- Born: 5 March 1960 (age 66) Nagano, Japan
- Education: Chuo University
- Occupations: Former President and CEO of Sega Sammy Creation, Former Director, vice chairman, chief creative officer of Sega Sammy, former president of Sega

= Hisao Oguchi =

Japanese business executive (born 1960)

Hisao Oguchi (小口 久雄, Oguchi Hisao) is a Japanese business executive. He was director, vice chairman, and chief creative officer of Sega Sammy Holdings Inc. Oguchi originally was president and CEO of Sega. He was president and CEO of Sega Sammy Creation. He is currently a director of UDream, a content production company.

==Career==
Hisao Oguchi had a fondness of bingo arcade games and wanted to make such an arcade game above all else. Oguchi joined Sega in 1984 and was tasked to develop a game about penguins as they were popular in Japan at that time. The resulting game was Doki Doki Penguin Land which was his first project as a planner. He then developed a number of medal games such as World Derby, World Bingo and Super Derby. He also directed several arcade video games with Super Monaco GP, Heavyweight Champ and Rad Mobile. Oguchi became manager of AM3 in 1993, one month after it opened. He previously worked for AM1. Oguchi stated that the culture at AM3 was that he would not reject or interfere with ideas, although he would make suggestions. He likened the environment to a university laboratory and called it "the AM3 way". Oguchi also addressed AM3's lack of a genre of game in which they specialized, stating that his department's primary objective was to create games that "look interesting", which also meant a focus on arcade games that one would not find on a video game console. He also strived to create only original games, and not to develop any sequels if possible. Various developers became famous under Oguchi, including Tetsuya Mizuguchi, who developed Sega Rally. Derby Owners Club, a representative game of Oguchi, played a crucial role into uplifting Sega's arcade business, as it used cards to save players progress and had a pace that was new to arcades. In 2000, AM3 became Hitmaker, one of the nine companies that Sega established during its restructure in 2000. Hisao Oguchi was named president and CEO of Hitmaker.

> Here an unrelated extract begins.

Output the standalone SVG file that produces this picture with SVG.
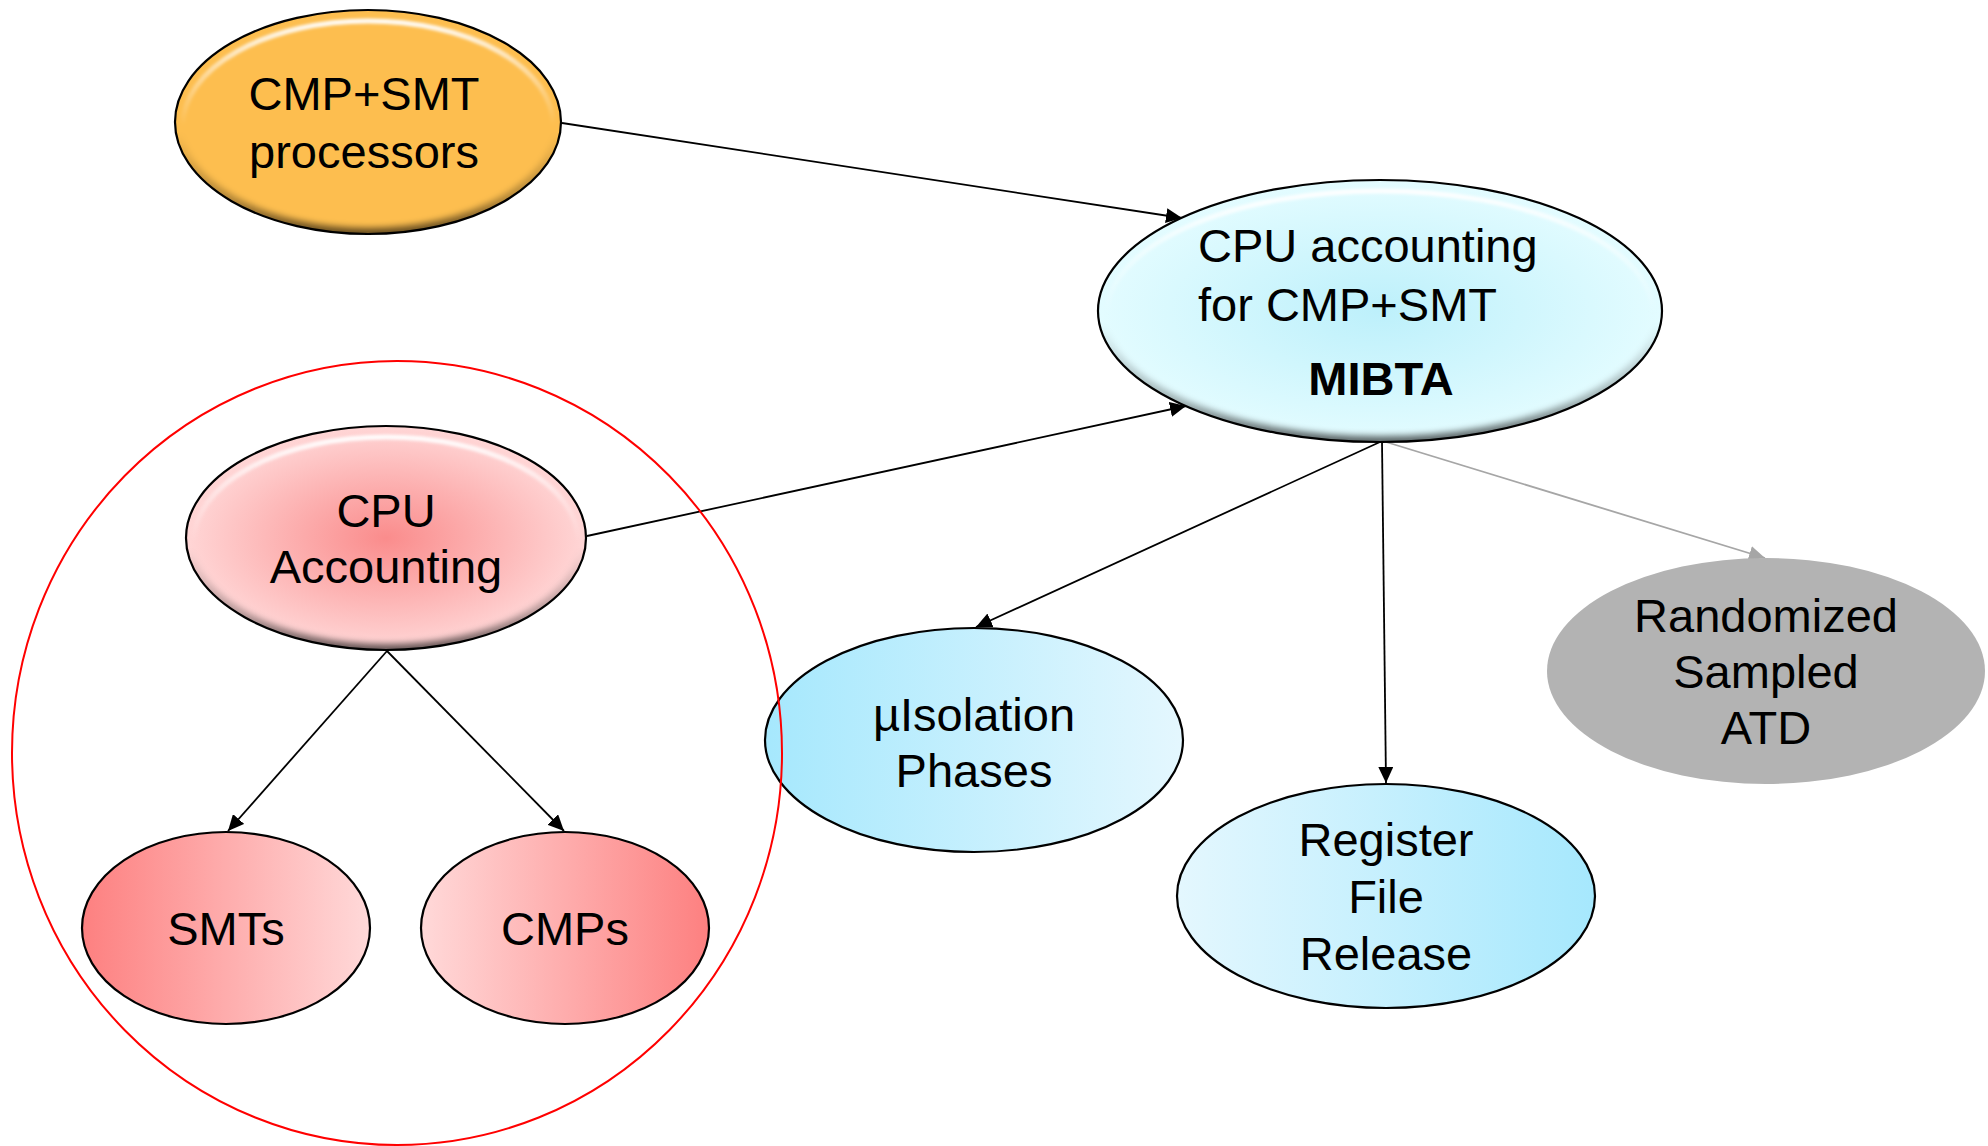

Sega's state seemed critical, however even if Sega collapses, Oguchi assured that Hitmaker will continue to exist. He also played a crucial role in allowing Segagaga to continue development which was initially taken as a joke by other Sega management. Oguchi was promoted in 2003 alongside Yuji Naka and Toshihiro Nagoshi, based on the success of arcade games that used cards and medals.

Due to Hitmaker being one of the few profitable studios of Sega, Oguchi had the freedom to pursue businesses outside of video games, and invested into the darts business. Hitmaker was involved in the establishment of DARTSLIVE Co., Ltd. which produces electronic darts machines, and a darts bar called Bee was opened in Shibuya in 2002. Oguchi wanted to widen the entertainment that Sega is engaged with. He was then promoted to president of Sega in 2003. Further executive roles inherited by Oguchi were CEO of Sega Holdings Europe in 2005, Chairman of Sega Holdings USA in 2006, chief creative officer and director of Sammy and Sega Sammy in 2008 and lastly director of Visual Entertainment (now Marza Animation Planet) in 2009. He also was president and CEO of Sega Sammy Creation, a casino company.